Judd Ruggill joined the University of Arizona in 2016 as part of the Computational Media Cluster initiative, led the creation of the Center for Digital Humanities, and in 2017 became the founding Head of the Department of Public & Applied Humanities. From 2008-2016, he was a faculty member in the School of Social & Behavioral Sciences at Arizona State University and a member of the graduate faculty of the Department of English, the Hugh Downs School of Human Communication, the New College of Interdisciplinary Arts & Sciences, and the Walter Cronkite School of Journalism & Mass Communication. He holds a PhD and MA in Comparative Cultural & Literary Studies from the University of Arizona (2005/2000), a BA in English/American Literature from the University of California, Santa Cruz (1994), and he and colleague Ken McAllister co-direct the Learning Games Initiative, a transdisciplinary, inter-institutional research group they founded in 1999 to study, teach with, build, and archive computer games.

Judd primarily researches play and the technologies, industries, and sociocultural phenomena that enable it. He has published and presented on topics ranging from xenolinguistics to the wicked problem of collaboration, and is currently working on a book with Ken McAllister about archiving. In his spare time he plays the double bass.

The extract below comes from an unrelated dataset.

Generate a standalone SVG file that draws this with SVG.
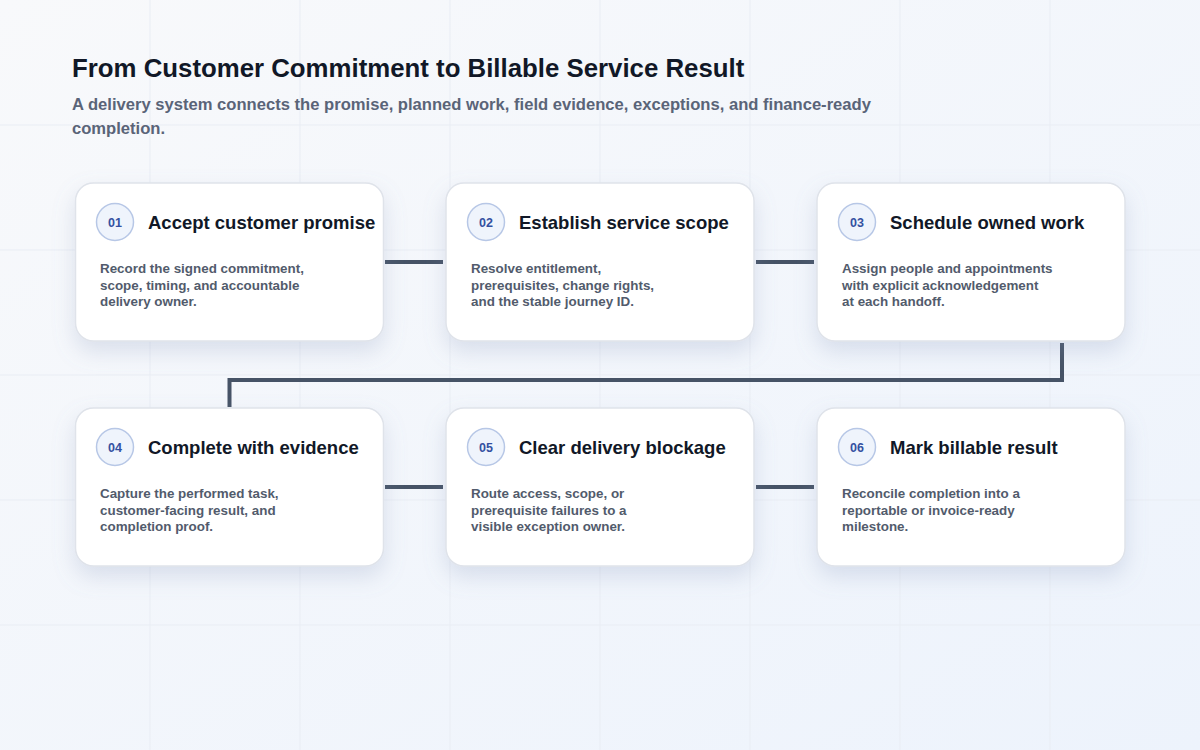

Samples of his scholarship may be found here.

Currently Teaching

PAH 150A1 – Video Game Sights, Sounds and Stories

This course introduces and helps students to practice a set of critical skills developed specifically for understanding the socio-cultural impacts of video games. Over the course of the semester we will: 1) survey the history of video games and their industry, paying particular attention to how developers - and the technologies they deploy - shape the game medium; 2) unpack game sights, sounds, and stories, with an analytical eye toward their formal and ideological qualities; and 3) collaboratively examine video games as sites of cultural exchange, that is, as teaching and learning tools, playful companions, and complex social and physical stimuli.